I don't think the underlying model is word based, but character based. You could...

nl · on Oct 3, 2022

No, it's word based.

The vocabulary is here: https://huggingface.co/openai/clip-vit-base-patch32/resolve/...

It is contextual though, so words in different orders mean different things.

spijdar · on Oct 4, 2022

Huh, interesting, I had just ... assumed CLIP's tokenizer was character based, like GPT's was. At least, I think GPT's is character based?

Is there any reason it couldn't be character based, besides the (presumably very large) increase in resources needed to train and run inference? This is all way out of my league, but seems like you could get interesting results from this, since (by my caveman understanding) this hypothetical transformer could make some sense of words it had never seen before, so spelling variants or neologisms and such.

nl · on Oct 4, 2022

I started a proper reply but had to board a plane.

It's actually a byte-pair encoded (BPE is better than character encoding but can do the things you mentioned) list of things that includes words. You can find common English suffixes in it listed separately too.

spijdar · on Oct 4, 2022

Thanks for the responses, I really appreciate the help. My only background with ML is playing with LSTMs and simple sequence-to-sequence models back before transformers, and the last few days I've been trying to deep dive as much as I can into the "state-of-the-art". I dislike treating the technology as a magical black box...

nl · on Oct 4, 2022

Here's the response I half wrote before:

GPT (and many other modern NLP models) use byte-pair encoding. Your summary of the benefits of this is correct - it can deal novel words much better.
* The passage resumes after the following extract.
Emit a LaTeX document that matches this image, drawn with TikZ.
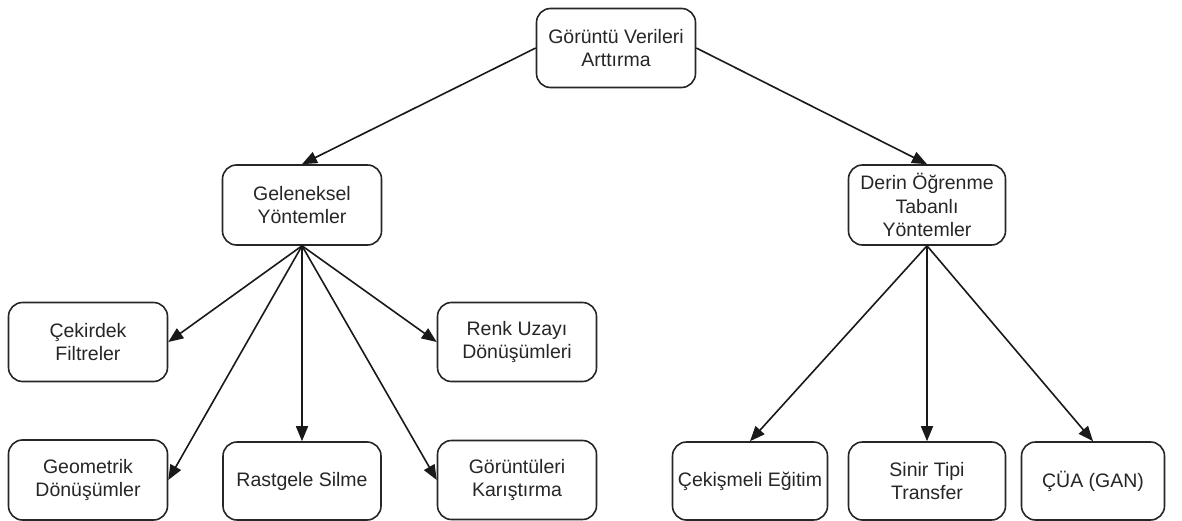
\documentclass[tikz,border=0pt]{standalone}
\usepackage{fontspec}
\setmainfont{Liberation Sans}
\usetikzlibrary{arrows.meta}
\begin{document}
\begin{tikzpicture}[x=1pt,y=-1pt,
  box/.style={draw=black!85, line width=1.6pt, rounded corners=14pt, fill=white,
    align=center, inner sep=0pt, font=\fontsize{19.5}{23.5}\selectfont, text=black!85},
  arr/.style={draw=black!90, line width=1.6pt, -{Triangle[length=15pt,width=12pt]}}]
\useasboundingbox (0,0) rectangle (1182,521);
\node[box, minimum width=159pt, minimum height=79pt] (top) at (616,48) {Görüntü Verileri\\Arttırma};
\node[box, minimum width=159pt, minimum height=80pt] (gel) at (302,205) {Geleneksel\\Yöntemler};
\node[box, minimum width=157pt, minimum height=80pt] (der) at (927,205) {Derin Öğrenme\\Tabanlı\\Yöntemler};
\node[box, minimum width=159pt, minimum height=79pt] (cek) at (88,342) {Çekirdek\\Filtreler};
\node[box, minimum width=159pt, minimum height=79pt] (renk) at (517,342) {Renk Uzayı\\Dönüşümleri};
\node[box, minimum width=159pt, minimum height=80pt] (geo) at (88,480) {Geometrik\\Dönüşümler};
\node[box, minimum width=158pt, minimum height=78pt] (ras) at (302,481) {Rastgele Silme};
\node[box, minimum width=159pt, minimum height=79pt] (gor) at (517,480) {Görüntüleri\\Karıştırma};
\node[box, minimum width=155pt, minimum height=78pt] (adv) at (750,481) {Çekişmeli Eğitim};
\node[box, minimum width=157pt, minimum height=78pt] (sin) at (927,481) {Sinir Tipi\\Transfer};
\node[box, minimum width=143pt, minimum height=78pt] (gan) at (1093,481) {ÇÜA (GAN)};
\draw[arr] (top.west) -- (gel.north);
\draw[arr] (top.east) -- (der.north);
\draw[arr] (gel.south) -- (cek.east);
\draw[arr] (gel.south) -- (renk.west);
\draw[arr] (gel.south) -- (geo.east);
\draw[arr] (gel.south) -- (ras.north);
\draw[arr] (gel.south) -- (gor.west);
\draw[arr] (der.south) -- (adv.north);
\draw[arr] (der.south) -- (sin.north);
\draw[arr] (der.south) -- (gan.north);
\end{tikzpicture}
\end{document}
Byte-pair encoding (BPE) is better than character encoding because it can deal with unicode (and emojis).

CLIP uses a BPE encoding of the vocabulary: The transformer operates on a lower-cased byte pair encoding (BPE) representation of the text with a 49,152 vocab size

So strictly this vocabulary is NOT (just) words, it is common sequences of byte pairs. You can see this if you examine the vocabulary - you'll find things like "tive" which isn't a word but is a very common English suffix.

jhbadger · on Oct 3, 2022

Thank you. This is really helpful. Yes, you don't know exactly how SD will respond, but for example you can grep celebrity names and can know whether SD has any chance of drawing a picture with them in it or not rather than just randomly guessing.

pwinnski · on Oct 3, 2022

It's a word list, so as I'm sure you've already figured out, you have to grep first and last names separately. For example, "jennifer" as a first name is token 19786, while "garner</w>" is token 20340. If you want "james garner" instead, looks like that's tokens 6963 and 20340. Except, since it's a word list, there's still no guarantee that either celebrity is necessarily represented until you try.